在吸收前述司法解释与先期立法经验,借鉴同时期外国相关立法的模式与国际公约的规定,充分考虑公共利益和权利人利益的基础上,2006年5月《信息网络传播权保护条例》正式颁布。就总体思路而言,《条例》保持了与《互联网条约》的规定一致的要求,尽力维护权利人、网络服务提供者、作品使用者的利益平衡,同时,对于尚存争议和不同认识的新问题,或不作规定,或作简略规定[8]。就具体内容来看,《条例》完善和细化了2001年《著作权法》对网络传播权以及与之相关的规定,较明确地界定了网络侵权行为,确立了网络环境下的“合理使用”、“法定使用”等对于网络传播权的权利限制制度,明晰了侵权责任的承担与免责情形[9]。《条例》作为首次专门性的网络著作权立法,成为完善和建构应对互联网著作权问题的核心制度。
值得注意的是,《条例》开宗明义地将维护公共利益、保持利益平衡与鼓励创新作为立法的基本宗旨,将以往制度文本中限于利益保护的目标,调整为更为中立与理性的平衡价值目标。并且已意识到日趋白热化的全球互联网产业化冲突中的知识产权保护主义因素,从更为战略和长远的角度,使用法律制度的行为指导与价值引导功能,主动调整网络著作权问题的未来发展趋势。
三、从权利对立到利益共赢:应对网络困境的制度选择
站在法律利益的角度上,互联网产业的纵深发展必然从技术上加深传统财产权模式、转型中的利益流向与未来互联网商业化模式之间的冲突与对立。目前在理论和实践中,应对网络著作权变化的制度路径主要包括3种,即强化财产权利保护、强化行政监管和建立代替性补偿模式[10]。从历史来看,现行的著作权法律体系基本继承了以个人主义为价值依归的财产权理念,在著作权从印刷术到“数字点唱机”的发展过程中,通过继续强化财产权利保护,扩张著作权保护范围和控制权利限制的行使,是到目前为止的主要制度手段。但是,由于技术发展的深化,传统的控制式财产权利模式饱受诟病,也在诸多方面暴露出致命的缺陷,在以“开放协作”为主流的网络创造模式下,加强财产权利保护会带来诸如使产业更加集中、附加成本不断增加、网民对于数字作品再加工的权利受到限制,更为严重的是价格歧视方案会导致严重的文化反应,妨碍到网络环境的文化多样性,甚至会阻碍进一步创新的展开,使得创新的领域受到限制。

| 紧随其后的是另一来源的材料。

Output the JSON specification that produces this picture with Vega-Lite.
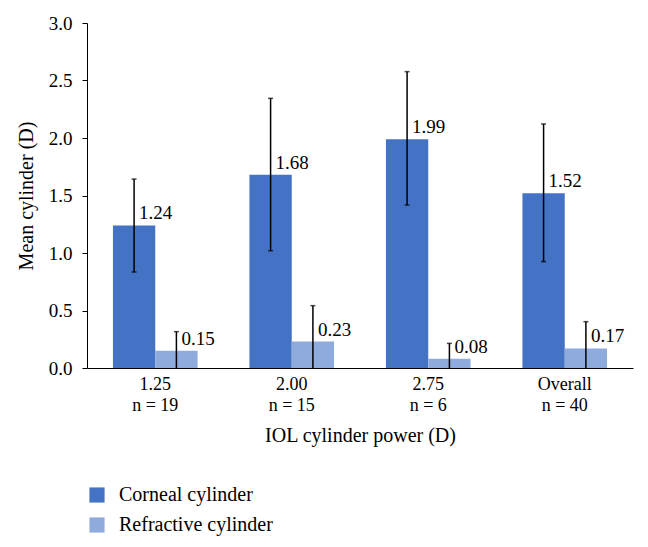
{
  "$schema": "https://vega.github.io/schema/vega-lite/v6.json",
  "autosize": {"type": "none"},
  "width": 546,
  "height": 345,
  "padding": {"left": 87, "top": 23, "right": 15, "bottom": 179},
  "background": "white",
  "config": {
    "font": "Liberation Serif",
    "view": {"stroke": null},
    "axis": {"domainColor": "black", "tickColor": "black", "labelColor": "black", "titleColor": "black", "grid": false, "labelFont": "Liberation Serif", "titleFont": "Liberation Serif", "titleFontWeight": "normal"}
  },
  "data": {
    "values": [
      {"group": "1.25|n = 19", "series": "Corneal cylinder", "value": 1.24, "lo": 0.835, "hi": 1.643},
      {"group": "1.25|n = 19", "series": "Refractive cylinder", "value": 0.15, "lo": 0, "hi": 0.316},
      {"group": "2.00|n = 15", "series": "Corneal cylinder", "value": 1.68, "lo": 1.02, "hi": 2.345},
      {"group": "2.00|n = 15", "series": "Refractive cylinder", "value": 0.23, "lo": 0, "hi": 0.542},
      {"group": "2.75|n = 6", "series": "Corneal cylinder", "value": 1.99, "lo": 1.417, "hi": 2.577},
      {"group": "2.75|n = 6", "series": "Refractive cylinder", "value": 0.08, "lo": 0, "hi": 0.214},
      {"group": "Overall|n = 40", "series": "Corneal cylinder", "value": 1.52, "lo": 0.925, "hi": 2.122},
      {"group": "Overall|n = 40", "series": "Refractive cylinder", "value": 0.17, "lo": 0, "hi": 0.403}
    ]
  },
  "encoding": {
    "x": {
      "field": "group", "type": "nominal", "sort": null,
      "scale": {"paddingInner": 0.38, "paddingOuter": 0.19},
      "axis": {
        "title": "IOL cylinder power (D)", "labelAngle": 0, "ticks": false,
        "labelExpr": "split(datum.value, '|')",
        "labelFontSize": 18, "labelPadding": 7, "labelLineHeight": 21,
        "titleFontSize": 20, "titlePadding": 11, "domainWidth": 1
      }
    },
    "xOffset": {"field": "series", "type": "nominal", "sort": ["Corneal cylinder", "Refractive cylinder"], "scale": {"paddingInner": 0, "paddingOuter": 0}}
  },
  "layer": [
    {
      "mark": {"type": "bar"},
      "encoding": {
        "y": {
          "field": "value", "type": "quantitative",
          "scale": {"domain": [0, 3]},
          "axis": {"title": "Mean cylinder (D)", "values": [0, 0.5, 1, 1.5, 2, 2.5, 3], "format": ".1f", "tickSize": 5, "labelPadding": 10, "labelFontSize": 19, "titleFontSize": 20, "titlePadding": 12}
        },
        "color": {
          "field": "series", "type": "nominal",
          "scale": {"domain": ["Corneal cylinder", "Refractive cylinder"], "range": ["#4472C4", "#8FAADC"]},
          "legend": {"title": null, "orient": "none", "legendX": 0, "legendY": 462, "symbolType": "square", "symbolSize": 230, "symbolStrokeWidth": 0, "labelFontSize": 20, "labelColor": "black", "labelOffset": 12, "rowPadding": 10, "labelFont": "Liberation Serif"}
        }
      }
    },
    {
      "mark": {"type": "rule", "color": "black", "strokeWidth": 1.5},
      "encoding": {
        "y": {"field": "lo", "type": "quantitative"},
        "y2": {"field": "hi"}
      }
    },
    {
      "mark": {"type": "tick", "color": "black", "thickness": 1.5, "size": 5},
      "encoding": {
        "y": {"field": "hi", "type": "quantitative"}
      }
    },
    {
      "transform": [{"filter": "datum.lo > 0"}],
      "mark": {"type": "tick", "color": "black", "thickness": 1.5, "size": 5},
      "encoding": {
        "y": {"field": "lo", "type": "quantitative"}
      }
    },
    {
      "mark": {"type": "text", "align": "left", "baseline": "alphabetic", "dx": 5, "dy": -6, "fontSize": 19, "color": "black"},
      "encoding": {
        "y": {"field": "value", "type": "quantitative"},
        "text": {"field": "value", "type": "quantitative", "format": ".2f"}
      }
    }
  ]
}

此外,在变革财产权观念为基础的著作权法改革的路径中,又以强化行政监管模式和建立代替性补偿模式为典型。前者以“著作权去私有化”理论[11]为基础,主要从纠正市场失灵和保障公共信息秩序两方面,借鉴其他公共事业的被监管模式,提出对于网络著作权产业强化行政监管。当然这一方式会为创作者和传播者提供稳定的权利收益,但却会造成交易成本过高、创作者与产业的议价能力失衡,扭曲正常的市场关系。而后者借助第三方组织介入调整产生市场失灵的产业利益分配格局,改革现行的网络著作权利益保障的单一模式,强调利益主体之间的利益平衡,采取更为简便、灵活、多元、双赢的机制重塑网络环境下与著作权有关的利益关系。
对于应对我国目前所面临的复杂问题而言,亟须从互联网产业的持续发展和著作权法的制度转型的角度中,综合借鉴上述可能路径的优势,选择一条适合我国互联网发展现实的解困方法。具体而言,我国著作权制度体系中应当尽快建立开放创新与保护权利间的平衡机制、完善著作权集体管理的中介机制、建立著作权利益扩散的回馈机制、完善网络信息领域的共享机制,以实现著作权侵权与互联网发展从对立走向共赢的结构性转变,建构良性和谐的网络著作权生态环境。